_What you will do_
Write out the entries below exactly, starting at the first line and stopping after the line that contains "from matplotlib.ticker import MultipleLocator"; skip all pictures.

>> START Materials provided

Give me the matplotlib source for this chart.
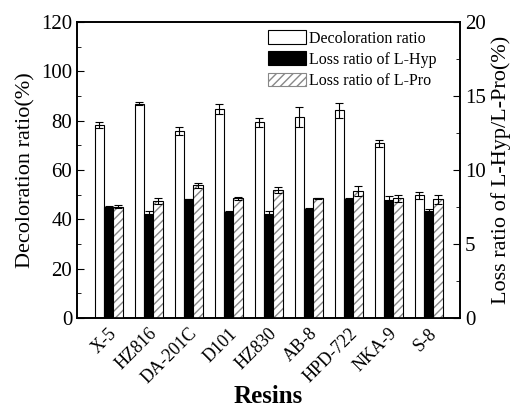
import matplotlib
matplotlib.use("Agg")
import matplotlib.pyplot as plt
import numpy as np
from matplotlib.patches import Patch
from matplotlib.ticker import MultipleLocator

resins = ["X-5", "HZ816", "DA-201C", "D101", "HZ830", "AB-8", "HPD-722", "NKA-9", "S-8"]
decoloration = [78.2, 86.9, 75.8, 84.9, 79.3, 81.6, 84.3, 70.8, 49.7]
decoloration_err = [1.2, 0.7, 1.5, 2.0, 1.8, 4.0, 3.0, 1.5, 1.5]
loss_hyp = [7.52, 7.0, 8.02, 7.16, 7.05, 7.34, 8.02, 7.97, 7.25]
loss_hyp_err = [0.05, 0.25, 0.05, 0.05, 0.15, 0.1, 0.1, 0.3, 0.1]
loss_pro = [7.52, 7.93, 8.97, 8.09, 8.63, 8.09, 8.58, 8.09, 8.02]
loss_pro_err = [0.1, 0.2, 0.15, 0.1, 0.2, 0.05, 0.35, 0.25, 0.3]

plt.rcParams['font.family'] = ['Liberation Serif', 'DejaVu Serif']

fig = plt.figure(figsize=(5.17, 4.09), dpi=100)
ax = fig.add_axes([0.149, 0.2225, 0.741, 0.7235])
ax2 = ax.twinx()

x = np.arange(len(resins))
w = 0.233
ekw = dict(elinewidth=0.8, capthick=0.8, ecolor='black')

ax.bar(x - w, decoloration, w, color='white', edgecolor='black', linewidth=0.8,
       yerr=decoloration_err, capsize=3, error_kw=ekw, zorder=2)
ax2.bar(x, loss_hyp, w, color='black', edgecolor='black', linewidth=0.8,
        yerr=loss_hyp_err, capsize=3, error_kw=ekw, zorder=2)
ax2.bar(x + w, loss_pro, w, color='white', edgecolor='#888888', hatch='////',
        linewidth=0, zorder=2)
ax2.bar(x + w, loss_pro, w, color='none', edgecolor='black', linewidth=0.8,
        yerr=loss_pro_err, capsize=3, error_kw=ekw, zorder=3)

ax.set_xlim(-0.79, 8.79)
ax.set_ylim(0, 120)
ax2.set_ylim(0, 20)
ax.yaxis.set_major_locator(MultipleLocator(20))
ax.yaxis.set_minor_locator(MultipleLocator(10))
ax2.yaxis.set_major_locator(MultipleLocator(5))
ax2.yaxis.set_minor_locator(MultipleLocator(2.5))

ax.set_xticks(x)
ax.set_xticklabels(resins, rotation=45, ha='right', rotation_mode='anchor', fontsize=13)
ax.tick_params(axis='x', length=0, pad=5)
ax.tick_params(axis='y', which='both', direction='in', labelsize=15)
ax.tick_params(axis='y', which='major', length=5)
ax.tick_params(axis='y', which='minor', length=3)
ax2.tick_params(axis='y', which='both', direction='in', labelsize=15)
ax2.tick_params(axis='y', which='major', length=5)
ax2.tick_params(axis='y', which='minor', length=3)

for a in (ax, ax2):
    for s in a.spines.values():
        s.set_linewidth(1.2)

ax.set_ylabel("Decoloration ratio(%)", fontsize=16)
ax2.set_ylabel("Loss ratio of L-Hyp/L-Pro(%)", fontsize=16)
ax.set_xlabel("Resins", fontsize=18, fontweight='bold')
ax.xaxis.set_label_coords(0.5, -0.225)

h1 = Patch(facecolor='white', edgecolor='black', linewidth=0.8)
h2 = Patch(facecolor='black', edgecolor='black', linewidth=0.8)
h3 = Patch(facecolor='white', edgecolor='#888888', hatch='////', linewidth=0.8)
ax2.legend([h1, h2, h3], ["Decoloration ratio", "Loss ratio of L-Hyp", "Loss ratio of L-Pro"],
           loc='upper right', bbox_to_anchor=(0.968, 1.01), frameon=False, fontsize=11.5,
           handlelength=2.4, handleheight=0.95,
           borderaxespad=0.3, labelspacing=0.3, handletextpad=0.2)

fig.savefig("out.png", dpi=100)
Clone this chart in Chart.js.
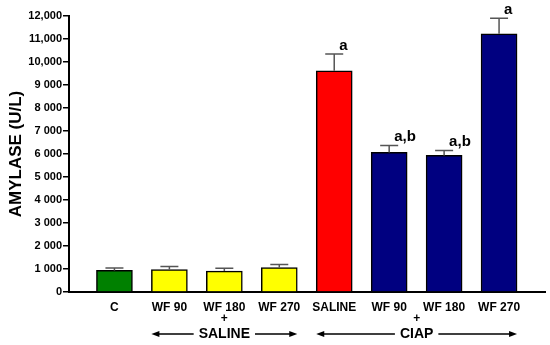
<!DOCTYPE html>
<html>

<head>
    <title>Amylase</title>
    <script src="https://cdn.jsdelivr.net/npm/chart.js@4.4.0/dist/chart.umd.min.js"></script>
    <style>
        body { margin: 0; background: #fff; }
        #wrap { width: 550px; height: 345px; }
    </style>
</head>

<body>
    <div id="wrap"><canvas id="myChart"></canvas></div>
    <script>

        var categories = ['C', 'WF 90', 'WF 180', 'WF 270', 'SALINE', 'WF 90', 'WF 180', 'WF 270'];
        var means = [940, 980, 910, 1060, 9620, 6070, 5940, 11230];
        var errors = [100, 130, 120, 140, 730, 300, 210, 670];
        var letters = ['', '', '', '', 'a', 'a,b', 'a,b', 'a'];
        var barColors = ['#008000', '#ffff00', '#ffff00', '#ffff00', '#ff0000', '#000080', '#000080', '#000080'];
        var yTickLabels = ['0', '1 000', '2 000', '3 000', '4 000', '5 000', '6 000', '7 000', '8 000', '9 000', '10,000', '11,000', '12,000'];
        // treatment groups under the axis (index of first and last bar)
        var groupLabels = ['SALINE', 'CIAP'];
        var groupFrom = [1, 4];
        var groupTo = [3, 7];

        var FONT = 'Arial, "Liberation Sans", sans-serif';

        // error bars (upper half only) and significance letters
        var errorBarPlugin = {
            id: 'errorBars',
            afterDatasetsDraw: function (chart) {
                var ctx = chart.ctx;
                var x = chart.scales.x, y = chart.scales.y;
                ctx.save();
                for (var i = 0; i < means.length; i++) {
                    var px = x.getPixelForValue(i);
                    var top = y.getPixelForValue(means[i]);
                    var cap = y.getPixelForValue(means[i] + errors[i]);
                    ctx.strokeStyle = '#555';
                    ctx.lineWidth = 1.5;
                    ctx.beginPath();
                    ctx.moveTo(px, top);
                    ctx.lineTo(px, cap);
                    ctx.moveTo(px - 9, cap);
                    ctx.lineTo(px + 9, cap);
                    ctx.stroke();
                    if (letters[i]) {
                        ctx.fillStyle = '#000';
                        ctx.font = 'bold 15px ' + FONT;
                        ctx.textAlign = 'left';
                        ctx.textBaseline = 'bottom';
                        ctx.fillText(letters[i], px + 5, cap - 1);
                    }
                }
                ctx.restore();
            }
        };

        // "+" and arrows with group names below the x labels
        var groupPlugin = {
            id: 'groups',
            afterDraw: function (chart) {
                var ctx = chart.ctx;
                var x = chart.scales.x;
                var half = 18;
                ctx.save();
                ctx.fillStyle = '#000';
                ctx.strokeStyle = '#000';
                ctx.lineWidth = 1.5;
                for (var g = 0; g < groupLabels.length; g++) {
                    var left = x.getPixelForValue(groupFrom[g]) - half;
                    var right = x.getPixelForValue(groupTo[g]) + half;
                    var mid = (x.getPixelForValue(groupFrom[g]) + x.getPixelForValue(groupTo[g])) / 2;
                    var ay = 334;
                    ctx.font = 'bold 12px ' + FONT;
                    ctx.textAlign = 'center';
                    ctx.textBaseline = 'middle';
                    ctx.fillText('+', mid, 319);
                    ctx.font = 'bold 14px ' + FONT;
                    ctx.fillText(groupLabels[g], mid, ay);
                    var tw = ctx.measureText(groupLabels[g]).width / 2 + 5;
                    ctx.beginPath();
                    ctx.moveTo(left + 6, ay);
                    ctx.lineTo(mid - tw, ay);
                    ctx.moveTo(mid + tw, ay);
                    ctx.lineTo(right - 6, ay);
                    ctx.stroke();
                    ctx.beginPath();
                    ctx.moveTo(left, ay);
                    ctx.lineTo(left + 8, ay - 3);
                    ctx.lineTo(left + 8, ay + 3);
                    ctx.closePath();
                    ctx.fill();
                    ctx.beginPath();
                    ctx.moveTo(right, ay);
                    ctx.lineTo(right - 8, ay - 3);
                    ctx.lineTo(right - 8, ay + 3);
                    ctx.closePath();
                    ctx.fill();
                }
                ctx.restore();
            }
        };

        var ctx = document.getElementById('myChart').getContext('2d');
        var chart = new Chart(ctx, {
            type: 'bar',
            data: {
                datasets: [{
                    data: means.map(function (v, i) { return { x: i, y: v }; }),
                    backgroundColor: barColors,
                    borderColor: '#000',
                    borderWidth: 1.5,
                    barThickness: 36
                }]
            },
            options: {
                responsive: true,
                maintainAspectRatio: false,
                animation: false,
                layout: { padding: { top: 16, right: 5, left: 0, bottom: 0 } },
                plugins: {
                    legend: { display: false },
                    tooltip: { enabled: false }
                },
                scales: {
                    x: {
                        type: 'linear',
                        offset: false,
                        min: -0.827,
                        max: 7.836,
                        grid: { display: false, drawTicks: false, offset: false },
                        border: { display: true, color: '#000', width: 2 },
                        ticks: {
                            stepSize: 1,
                            includeBounds: false,
                            autoSkip: false,
                            maxRotation: 0,
                            padding: 8,
                            color: '#000',
                            font: { family: FONT, size: 12, weight: 'bold' },
                            callback: function (v) {
                                return Number.isInteger(v) && categories[v] !== undefined ? categories[v] : '';
                            }
                        },
                        afterFit: function (s) { s.height = 53; }
                    },
                    y: {
                        min: 0,
                        max: 12000,
                        grid: { drawOnChartArea: false, tickLength: 6, color: '#000', lineWidth: 1.5 },
                        border: { display: true, color: '#000', width: 2 },
                        ticks: {
                            stepSize: 1000,
                            padding: 1,
                            color: '#000',
                            font: { family: FONT, size: 11, weight: 'bold' },
                            callback: function (v, i) { return yTickLabels[i]; }
                        },
                        title: {
                            display: true,
                            text: 'AMYLASE (U/L)',
                            color: '#000',
                            font: { family: FONT, size: 17, weight: 'bold' },
                            padding: { top: 6, bottom: 0 }
                        },
                        afterFit: function (s) { s.width = 69; }
                    }
                }
            },
            plugins: [errorBarPlugin, groupPlugin]
        });
    </script>
</body>

</html>
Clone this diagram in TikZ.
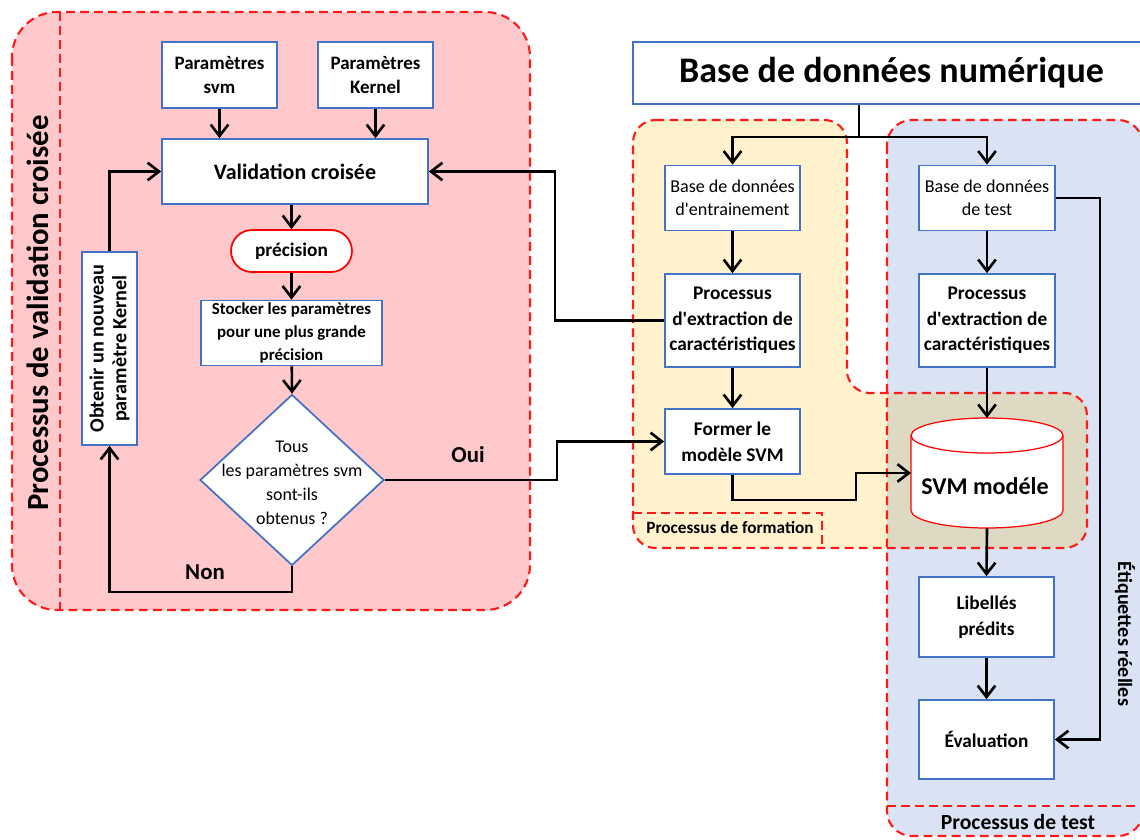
\documentclass[tikz,border=0pt]{standalone}
\usepackage{fontspec}
\setmainfont{Carlito}
\usetikzlibrary{arrows.meta,shapes.geometric}
\definecolor{boxblue}{HTML}{4472C4}
\definecolor{dashred}{HTML}{FF1A1A}
\definecolor{valpink}{HTML}{FFC9CB}
\definecolor{trainyellow}{HTML}{FFF2CC}
\definecolor{testblue}{HTML}{DAE3F3}
\definecolor{overlapfill}{HTML}{DDD9C3}

\begin{document}
\begin{tikzpicture}[x=0.02cm,y=-0.02cm,
  box/.style={draw=boxblue,fill=white,line width=1pt,inner sep=0pt,align=center},
  arr/.style={line width=1.5pt,-{Straight Barb[length=6.5pt,width=10pt,line width=1.5pt]}},
  link/.style={line width=1.5pt},
  region/.style={draw=dashred,line width=1.2pt,dash pattern=on 5pt off 3pt},
]
\useasboundingbox (0,0) rectangle (1140,839);

% ---------- background regions ----------
% cross-validation region
\draw[region,fill=valpink,rounded corners=0.9cm] (12,12) rectangle (530,610);
\draw[region] (60,12) -- (60,610);

% test region
\fill[testblue,rounded corners=0.5cm] (887,120) rectangle (1143,836);
% training region (L-shaped)
\fill[trainyellow,rounded corners=0.45cm]
  (633,120) -- (847,120) -- (847,393) -- (1087,393) -- (1087,548) -- (633,548) -- cycle;
% shared part of training and test regions
\begin{scope}
  \clip (887,120) rectangle (1143,836);
  \fill[overlapfill,rounded corners=0.45cm]
    (633,120) -- (847,120) -- (847,393) -- (1087,393) -- (1087,548) -- (633,548) -- cycle;
\end{scope}
\draw[region,rounded corners=0.45cm]
  (633,120) -- (847,120) -- (847,393) -- (1087,393) -- (1087,548) -- (633,548) -- cycle;
\draw[region,rounded corners=0.5cm] (887,120) rectangle (1143,836);
\draw[region] (887,806) -- (1143,806);
\draw[region] (633,513) -- (822,513) -- (822,548);

% ---------- region titles ----------
\node[rotate=90,font=\bfseries\fontsize{17.5}{20}\selectfont] (valtitle) at (38,313) {Processus de validation croisée};
\node[font=\bfseries\fontsize{9.8}{12}\selectfont] (formtitle) at (730,528) {Processus de formation};
\node[font=\bfseries\fontsize{12.3}{14}\selectfont] (testtitle) at (1018,822) {Processus de test};

% ---------- cross-validation nodes ----------
\node[box,minimum width=2.3cm,minimum height=1.32cm,font=\bfseries\fontsize{10.8}{14.2}\selectfont] (psvm) at (219.5,75) {Paramètres\\svm};
\node[box,minimum width=2.3cm,minimum height=1.32cm,font=\bfseries\fontsize{10.8}{14.2}\selectfont] (pker) at (375.5,75) {Paramètres\\Kernel};
\node[box,minimum width=5.32cm,minimum height=1.3cm,font=\bfseries\fontsize{12.5}{14}\selectfont] (valid) at (295,171.5) {Validation croisée};
\node[draw=red,fill=white,line width=1pt,rounded corners=0.42cm,minimum width=2.42cm,minimum height=0.84cm,inner sep=0pt,font=\bfseries\fontsize{11}{13}\selectfont] (prec) at (291.5,251) {précision};
\node[box,minimum width=3.62cm,minimum height=1.3cm,font=\bfseries\fontsize{9.6}{13.1}\selectfont] (stock) at (291.5,333) {Stocker les paramètres\\pour une plus grande\\précision};
\node[diamond,draw=boxblue,fill=white,line width=1pt,minimum width=3.68cm,minimum height=3.42cm,inner sep=0pt] (dec) at (292,480) {};
\node[align=center,font=\fontsize{10.2}{13.6}\selectfont] (dectext) at (292,483) {Tous\\les paramètres svm\\sont-ils\\obtenus ?};
\node[box,minimum width=1.1cm,minimum height=3.86cm] (obt) at (109.5,348.5) {};
\node[rotate=90,align=center,font=\bfseries\fontsize{11.5}{13}\selectfont] (obttext) at (obt) {Obtenir un nouveau\\paramètre Kernel};

\node[font=\bfseries\fontsize{13}{15}\selectfont] (oui) at (468,455) {Oui};
\node[font=\bfseries\fontsize{13}{15}\selectfont] (non) at (205,572) {Non};

% ---------- database ----------
\node[box,minimum width=10.34cm,minimum height=1.24cm,font=\bfseries\fontsize{20.5}{24}\selectfont] (db) at (891.5,73) {Base de données numérique};

% ---------- training column ----------
\node[box,minimum width=2.7cm,minimum height=1.3cm,font=\fontsize{10.3}{13}\selectfont] (tdb) at (732.5,198) {Base de données\\d\textquotesingle entrainement};
\node[box,minimum width=2.7cm,minimum height=1.86cm,font=\bfseries\fontsize{11}{14.6}\selectfont] (tfe) at (732.5,320.5) {Processus\\d\textquotesingle extraction de\\caractéristiques};
\node[box,minimum width=2.7cm,minimum height=1.3cm,font=\bfseries\fontsize{11}{14.6}\selectfont] (form) at (732.5,441.5) {Former le\\modèle SVM};

% ---------- test column ----------
\node[box,minimum width=2.72cm,minimum height=1.3cm,font=\fontsize{10.3}{13}\selectfont] (sdb) at (987,198) {Base de données\\de test};
\node[box,minimum width=2.72cm,minimum height=1.86cm,font=\bfseries\fontsize{11}{14.6}\selectfont] (sfe) at (987,320.5) {Processus\\d\textquotesingle extraction de\\caractéristiques};

% SVM model store (cylinder)
\filldraw[fill=white,draw=red,line width=0.7pt]
  (911,435.5) -- (911,510.5) arc[start angle=180,end angle=360,x radius=1.52cm,y radius=0.35cm]
  -- (1063,435.5) arc[start angle=0,end angle=180,x radius=1.52cm,y radius=0.35cm] -- cycle;
\draw[red,line width=0.7pt] (911,435.5) arc[start angle=180,end angle=360,x radius=1.52cm,y radius=0.35cm];
\node[font=\bfseries\fontsize{13.7}{16}\selectfont] (svm) at (985,486) {SVM modéle};
\coordinate (cyltop) at (987,418);
\coordinate (cylbot) at (987,528);
\coordinate (cylleft) at (911,473);

\node[box,minimum width=2.7cm,minimum height=1.6cm,font=\bfseries\fontsize{11}{14.6}\selectfont] (lib) at (986.5,617) {Libellés\\prédits};
\node[box,minimum width=2.7cm,minimum height=1.58cm,font=\bfseries\fontsize{11}{14.6}\selectfont] (eval) at (986.5,739.5) {Évaluation};

\node[rotate=-90,font=\bfseries\fontsize{11.5}{14}\selectfont] (etqtext) at (1125,634) {Étiquettes réelles};

% ---------- connectors ----------
\draw[arr] (psvm) -- (psvm |- valid.north);
\draw[arr] (pker) -- (pker |- valid.north);
\draw[arr] (prec.north |- valid.south) -- (prec.north);
\draw[arr] (prec) -- (stock.north);
\draw[arr] (stock) -- (dec.north);

\coordinate (nonturn) at (109.5,592);
\draw[arr] (dec.south) |- (nonturn) -- (obt.south);
\draw[arr] (obt.north) |- (valid.west);

\coordinate (ouiturn) at (557,480);
\draw[arr] (dec.east) -- (ouiturn) |- (form.west);

\coordinate (fbturn) at (555,320.5);
\draw[arr] (tfe.west) -- (fbturn) |- (valid.east);

\coordinate (split) at (859,137);
\draw[link] (db.south -| split) -- (split);
\draw[arr] (split) -| (tdb.north);
\draw[arr] (split) -| (sdb.north);

\draw[arr] (tdb) -- (tfe);
\draw[arr] (tfe) -- (form);
\coordinate (fmturn) at (856,500);
\draw[arr] (form.south) |- (fmturn) |- (cylleft);

\draw[arr] (sdb) -- (sfe);
\draw[arr] (sfe.south) -- (cyltop);
\draw[arr] (cylbot) -- (lib.north);
\draw[arr] (lib) -- (eval);

\coordinate (etq) at (1100,198);
\draw[arr] (sdb.east) -- (etq) |- (eval.east);
\end{tikzpicture}
\end{document}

>> END Materials provided

_Result of this exercise_
Give me the matplotlib source for this chart.
import matplotlib
matplotlib.use("Agg")
import matplotlib.pyplot as plt
import numpy as np
from matplotlib.patches import Patch
from matplotlib.ticker import MultipleLocator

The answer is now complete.